Write out the entries below exactly, starting at the first line and stopping after the line that contains "import matplotlib.pyplot as plt"; skip all pictures.

------------------------------------------------------------------------

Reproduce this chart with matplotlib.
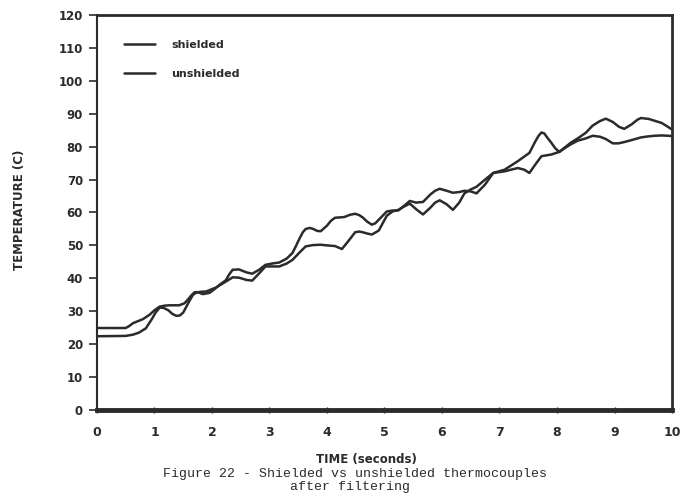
import matplotlib
matplotlib.use("Agg")
import matplotlib.pyplot as plt

# thermocouple readings after filtering (time in s, temperature in C)
t_shielded = [0, 0.5, 0.56, 0.63, 0.8, 0.92, 1.0, 1.09, 1.18, 1.26, 1.43, 1.52,
              1.58, 1.64, 1.7, 1.77, 1.84, 1.96, 2.05, 2.13, 2.24, 2.3, 2.36, 2.47,
              2.6, 2.7, 2.82, 2.93, 3.05, 3.17, 3.3, 3.4, 3.46, 3.52, 3.58, 3.63,
              3.7, 3.76, 3.83, 3.89, 4.0, 4.07, 4.14, 4.3, 4.4, 4.49, 4.56, 4.62,
              4.7, 4.78, 4.84, 4.9, 5.04, 5.14, 5.24, 5.34, 5.44, 5.55, 5.67, 5.8,
              5.88, 5.96, 6.08, 6.19, 6.3, 6.39, 6.5, 6.6, 6.75, 6.89, 7.09, 7.2,
              7.32, 7.43, 7.52, 7.62, 7.73, 7.9, 8.04, 8.14, 8.24, 8.36, 8.5, 8.62,
              8.75, 8.85, 8.97, 9.07, 9.17, 9.3, 9.46, 9.58, 9.69, 9.82, 9.94, 10]
shielded = [24.9, 24.9, 25.5, 26.4, 27.6, 29.0, 30.3, 31.4, 31.7, 31.8, 31.8, 32.4,
            33.5, 34.8, 35.8, 35.7, 35.2, 35.6, 36.8, 38.0, 39.4, 41.2, 42.6, 42.7,
            41.8, 41.4, 42.6, 44.1, 44.5, 44.8, 46.0, 47.7, 49.8, 52.0, 54.0, 55.0,
            55.3, 55.0, 54.4, 54.3, 56.0, 57.5, 58.4, 58.6, 59.3, 59.6, 59.2, 58.5,
            57.2, 56.3, 56.7, 57.8, 60.3, 60.6, 60.6, 62.0, 63.5, 63.0, 63.2, 65.5,
            66.6, 67.2, 66.6, 66.0, 66.2, 66.6, 66.4, 65.8, 68.5, 72.0, 72.5, 73.0,
            73.5, 73.0, 72.0, 74.5, 77.1, 77.6, 78.4, 79.6, 80.7, 81.8, 82.5, 83.3,
            83.0, 82.3, 81.0, 81.0, 81.4, 82.0, 82.8, 83.1, 83.3, 83.4, 83.3, 83.2]

t_unshielded = [0, 0.5, 0.63, 0.73, 0.85, 0.95, 1.02, 1.09, 1.16, 1.24, 1.31, 1.38,
                1.44, 1.5, 1.61, 1.67, 1.73, 1.8, 1.9, 2.07, 2.24, 2.36, 2.47, 2.6,
                2.7, 2.82, 2.93, 3.05, 3.17, 3.3, 3.4, 3.52, 3.63, 3.76, 3.89, 4.0,
                4.14, 4.26, 4.38, 4.49, 4.56, 4.62, 4.7, 4.78, 4.9, 5.04, 5.14, 5.24,
                5.34, 5.44, 5.55, 5.67, 5.8, 5.88, 5.96, 6.08, 6.19, 6.3, 6.39, 6.5,
                6.6, 6.75, 6.89, 7.09, 7.32, 7.52, 7.62, 7.68, 7.73, 7.78, 7.82, 7.9,
                7.97, 8.04, 8.14, 8.24, 8.36, 8.5, 8.62, 8.75, 8.85, 8.97, 9.08, 9.17,
                9.3, 9.4, 9.46, 9.6, 9.69, 9.82, 9.94, 10]
unshielded = [22.4, 22.5, 22.9, 23.5, 24.8, 27.5, 29.6, 31.1, 31.0, 30.3, 29.2, 28.6,
              28.7, 29.6, 33.2, 35.0, 35.7, 35.9, 36.0, 37.2, 39.0, 40.3, 40.2, 39.5,
              39.3, 41.5, 43.6, 43.6, 43.6, 44.5, 45.6, 47.8, 49.7, 50.1, 50.2, 50.0,
              49.8, 48.9, 51.5, 54.0, 54.2, 54.0, 53.6, 53.3, 54.5, 59.0, 60.3, 60.8,
              61.8, 62.7, 61.0, 59.4, 61.5, 63.0, 63.7, 62.5, 60.8, 63.0, 65.8, 67.0,
              67.8, 70.0, 72.0, 73.0, 75.6, 78.1, 81.5, 83.3, 84.3, 84.0, 83.0, 81.2,
              79.5, 78.4, 79.8, 81.2, 82.5, 84.2, 86.4, 87.8, 88.5, 87.5, 86.0, 85.4,
              86.8, 88.2, 88.7, 88.4, 87.9, 87.2, 85.9, 85.2]

x_ticks = list(range(0, 11))
y_ticks = list(range(0, 121, 10))

ink = "#2b2b2b"
fig = plt.figure(figsize=(6.81, 4.99), dpi=100)
ax = fig.add_axes([0.1424, 0.1784, 0.8444, 0.7916])

line_kw = dict(color=ink, lw=1.8, solid_joinstyle="round", solid_capstyle="round")
ax.plot(t_shielded, shielded, label="shielded", **line_kw)
ax.plot(t_unshielded, unshielded, label="unshielded", **line_kw)

ax.set_xlim(0, 10)
ax.set_ylim(0, 120)
ax.set_xticks(x_ticks)
ax.set_yticks(y_ticks)
ax.set_xticklabels([str(v) for v in x_ticks], fontsize=9, fontweight="bold", color=ink)
ax.set_yticklabels([str(v) for v in y_ticks], fontsize=8.5, fontweight="bold", color=ink)
ax.tick_params(axis="y", direction="out", length=6, width=1.2, pad=4, colors=ink)
ax.tick_params(axis="x", direction="inout", length=5, width=1.0, pad=9, colors=ink)

for side, w in [("left", 1.5), ("right", 2.0), ("top", 2.0), ("bottom", 3.5)]:
    ax.spines[side].set_linewidth(w)
    ax.spines[side].set_color(ink)

leg = ax.legend(loc="upper left", bbox_to_anchor=(0.03, 0.963), frameon=False,
                handlelength=2.8, handletextpad=1.4, labelspacing=1.75,
                prop={"size": 8, "weight": "bold"})
for txt in leg.get_texts():
    txt.set_color(ink)

fig.text(366 / 681, 1 - 459 / 499, "TIME (seconds)", ha="center", va="center",
         fontsize=8.5, fontweight="bold", color=ink)
fig.text(20 / 681, 1 - 210 / 499, "TEMPERATURE (C)", ha="center", va="center",
         rotation=90, fontsize=8.5, fontweight="bold", color=ink)

fig.text(355 / 681, 1 - 474 / 499, "Figure 22 - Shielded vs unshielded thermocouples",
         ha="center", va="center", fontsize=9.5, family="Liberation Mono", color=ink)
fig.text(350 / 681, 1 - 487 / 499, "after filtering",
         ha="center", va="center", fontsize=9.5, family="Liberation Mono", color=ink)

fig.savefig("out.png", dpi=100)
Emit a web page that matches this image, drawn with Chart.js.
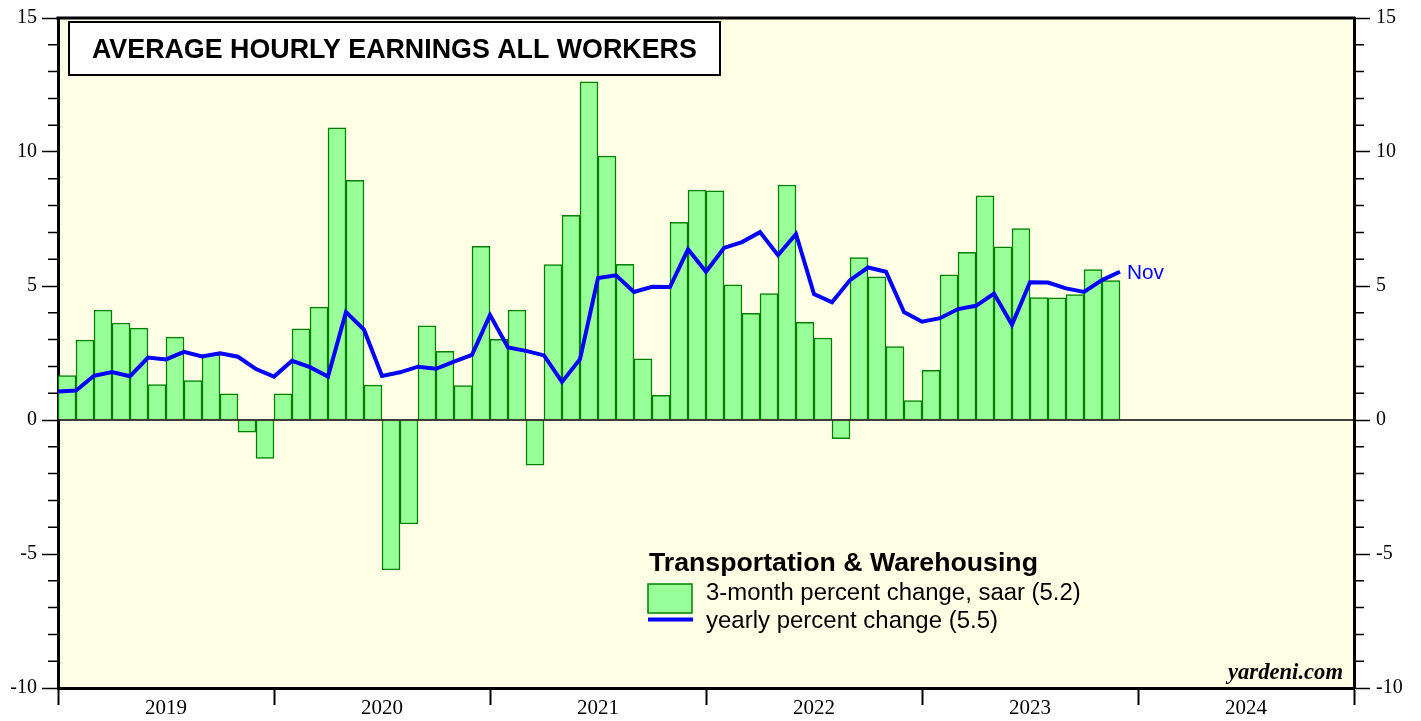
<!DOCTYPE html>
<html>
<head>
<meta charset="utf-8">
<script src="https://cdn.jsdelivr.net/npm/chart.js@4.4.0/dist/chart.umd.min.js"></script>
<style>
  body { margin: 0; background: #fff; }
  canvas { display: block; }
</style>
</head>
<body>
<canvas id="myChart" width="1421" height="721"></canvas>
<script>
// year labels on the x axis
var years = ['2019', '2020', '2021', '2022', '2023', '2024'];
var monthNames = ['Jan','Feb','Mar','Apr','May','Jun','Jul','Aug','Sep','Oct','Nov','Dec'];

// 3-month percent change, saar (Jan 2019 - Nov 2023)
var threeMonth = [
    1.66, 2.98, 4.10, 3.62, 3.43, 1.32, 3.09, 1.47, 2.43, 0.98, -0.45, -1.43,
    0.98, 3.40, 4.21, 10.90, 8.94, 1.30, -5.59, -3.88, 3.51, 2.56, 1.28, 6.48,
    3.01, 4.10, -1.69, 5.80, 7.64, 12.62, 9.85, 5.81, 2.28, 0.92, 7.38, 8.58,
    8.55, 5.04, 3.98, 4.72, 8.77, 3.64, 3.06, -0.70, 6.06, 5.34, 2.74, 0.72,
    1.85, 5.42, 6.26, 8.36, 6.46, 7.14, 4.57, 4.56, 4.68, 5.61, 5.20
];

// yearly percent change (Dec 2018 - Nov 2023), plotted at month end
var yearly = [
    1.06,
    1.10, 1.65, 1.79, 1.63, 2.33, 2.26, 2.54, 2.37, 2.49, 2.36, 1.90, 1.62,
    2.21, 1.97, 1.62, 4.03, 3.37, 1.64, 1.78, 1.99, 1.91, 2.18, 2.43, 3.92,
    2.71, 2.58, 2.41, 1.42, 2.27, 5.30, 5.40, 4.78, 4.97, 4.96, 6.37, 5.53,
    6.42, 6.64, 7.01, 6.15, 6.94, 4.70, 4.39, 5.22, 5.69, 5.53, 4.03, 3.67,
    3.80, 4.14, 4.26, 4.72, 3.55, 5.14, 5.13, 4.91, 4.78, 5.22, 5.53
];

var months = [];
for (var i = 0; i < years.length; i++) {
    for (var m = 0; m < 12; m++) {
        months.push(monthNames[m] + ' ' + years[i]);
    }
}
var yearlyPoints = yearly.map(function (v, k) { return { x: k, y: v }; });

var SANS = '"Liberation Sans", Arial, sans-serif';
var SERIF = '"Liberation Serif", "Times New Roman", serif';

// draw text fitted to a measured width
function fitText(ctx, text, x, y, width, style, family, align) {
    ctx.font = style + ' 20px ' + family;
    var size = 20 * width / ctx.measureText(text).width;
    ctx.font = style + ' ' + size.toFixed(2) + 'px ' + family;
    ctx.textAlign = align || 'left';
    ctx.textBaseline = 'alphabetic';
    ctx.fillText(text, x, y);
}

var deco = {
    id: 'deco',
    beforeDraw: function (chart) {
        var ctx = chart.ctx, a = chart.chartArea;
        ctx.save();
        ctx.fillStyle = '#ffffff';
        ctx.fillRect(0, 0, chart.width, chart.height);
        ctx.fillStyle = '#FFFFE6';
        ctx.fillRect(a.left, a.top, a.right - a.left, a.bottom - a.top);
        ctx.restore();
    },
    afterDatasetsDraw: function (chart) {
        var ctx = chart.ctx, a = chart.chartArea;
        var ys = chart.scales.y, xs = chart.scales.x2;
        ctx.save();
        ctx.strokeStyle = '#000';

        // zero line
        var y0 = ys.getPixelForValue(0);
        ctx.lineWidth = 1.5;
        ctx.beginPath();
        ctx.moveTo(a.left, y0);
        ctx.lineTo(a.right, y0);
        ctx.stroke();

        // minor ticks on both sides
        for (var v = -10; v <= 15; v++) {
            if (v % 5 === 0) continue;
            var yy = ys.getPixelForValue(v);
            ctx.beginPath();
            ctx.moveTo(a.left - 10, yy);
            ctx.lineTo(a.left, yy);
            ctx.moveTo(a.right, yy);
            ctx.lineTo(a.right + 10, yy);
            ctx.stroke();
        }

        // top border
        ctx.lineWidth = 3;
        ctx.beginPath();
        ctx.moveTo(a.left - 1.5, a.top);
        ctx.lineTo(a.right + 1.5, a.top);
        ctx.stroke();

        // title box
        ctx.fillStyle = '#fff';
        ctx.fillRect(69, 22, 651, 53);
        ctx.lineWidth = 2;
        ctx.strokeRect(69, 22, 651, 53);
        ctx.fillStyle = '#000';
        fitText(ctx, 'AVERAGE HOURLY EARNINGS ALL WORKERS', 92, 58, 605, 'bold', SANS);

        // legend
        fitText(ctx, 'Transportation & Warehousing', 649, 571, 389, 'bold', SANS);
        ctx.fillStyle = '#99FF99';
        ctx.fillRect(648, 584, 44, 29);
        ctx.strokeStyle = '#008000';
        ctx.lineWidth = 1.5;
        ctx.strokeRect(648, 584, 44, 29);
        ctx.strokeStyle = '#0000FF';
        ctx.lineWidth = 4;
        ctx.beginPath();
        ctx.moveTo(648, 619.5);
        ctx.lineTo(693, 619.5);
        ctx.stroke();
        ctx.fillStyle = '#000';
        fitText(ctx, '3-month percent change, saar (5.2)', 706, 600, 375, '', SANS);
        fitText(ctx, 'yearly percent change (5.5)', 706, 628, 292, '', SANS);

        // last point label
        var last = yearly.length - 1;
        ctx.fillStyle = '#0000FF';
        fitText(ctx, 'Nov', xs.getPixelForValue(last) + 7, ys.getPixelForValue(yearly[last]) + 7, 37, '', SANS);

        // source
        ctx.fillStyle = '#000';
        fitText(ctx, 'yardeni.com', 1343, 679, 115, 'italic bold', SERIF, 'right');
        ctx.restore();
    }
};

function majorColor(c) {
    return c.tick && c.tick.value % 5 === 0 ? '#000' : 'rgba(0,0,0,0)';
}

var ctx = document.getElementById('myChart').getContext('2d');
var chart = new Chart(ctx, {
    type: 'bar',
    data: {
        labels: months,
        datasets: [{
            type: 'line',
            label: 'yearly percent change (5.5)',
            data: yearlyPoints,
            xAxisID: 'x2',
            yAxisID: 'y',
            borderColor: '#0000FF',
            borderWidth: 4,
            pointRadius: 0,
            tension: 0,
            fill: false,
            order: 0
        }, {
            type: 'bar',
            label: '3-month percent change, saar (5.2)',
            data: threeMonth,
            xAxisID: 'x',
            yAxisID: 'y',
            backgroundColor: '#99FF99',
            borderColor: '#008000',
            borderWidth: 1.5,
            barPercentage: 1,
            categoryPercentage: 1,
            grouped: false,
            order: 1
        }]
    },
    options: {
        responsive: false,
        animation: false,
        maintainAspectRatio: false,
        layout: { padding: { top: 15, left: 0, right: 0, bottom: 0 } },
        plugins: { legend: { display: false }, tooltip: { enabled: false } },
        scales: {
            x: { type: 'category', display: false, offset: true },
            x2: {
                type: 'linear',
                position: 'bottom',
                min: 0,
                max: 72,
                offset: false,
                afterFit: function (s) { s.height = 33; },
                afterBuildTicks: function (s) {
                    var t = [];
                    for (var k = 0; k <= 72; k += 6) t.push({ value: k });
                    s.ticks = t;
                },
                ticks: {
                    autoSkip: false,
                    maxRotation: 0,
                    padding: -9,
                    color: '#000',
                    font: { family: SERIF, size: 21 },
                    callback: function (v) { return v % 12 === 6 ? years[(v - 6) / 12] : ''; }
                },
                grid: {
                    offset: false,
                    drawOnChartArea: false,
                    tickLength: 17,
                    tickWidth: 2,
                    tickColor: function (c) { return c.tick && c.tick.value % 12 === 0 ? '#000' : 'rgba(0,0,0,0)'; }
                },
                border: { display: true, width: 3, color: '#000' }
            },
            y: {
                position: 'left',
                min: -10,
                max: 15,
                afterFit: function (s) { s.width = 58; },
                ticks: {
                    stepSize: 1,
                    autoSkip: false,
                    padding: 5,
                    color: '#000',
                    font: { family: SERIF, size: 20 },
                    callback: function (v) { return v % 5 === 0 ? String(v) : ''; }
                },
                grid: { drawOnChartArea: false, tickLength: 16, tickWidth: 1.5, tickColor: majorColor },
                border: { display: true, width: 3, color: '#000' }
            },
            y2: {
                position: 'right',
                min: -10,
                max: 15,
                afterFit: function (s) { s.width = 67; },
                ticks: {
                    stepSize: 1,
                    autoSkip: false,
                    padding: 6,
                    color: '#000',
                    font: { family: SERIF, size: 20 },
                    callback: function (v) { return v % 5 === 0 ? String(v) : ''; }
                },
                grid: { drawOnChartArea: false, tickLength: 16, tickWidth: 1.5, tickColor: majorColor },
                border: { display: true, width: 3, color: '#000' }
            }
        }
    },
    plugins: [deco]
});
</script>
</body>
</html>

------------------------------------------------------------------------

Result:
Reproduce this chart with matplotlib.
import matplotlib
matplotlib.use("Agg")
import matplotlib.pyplot as plt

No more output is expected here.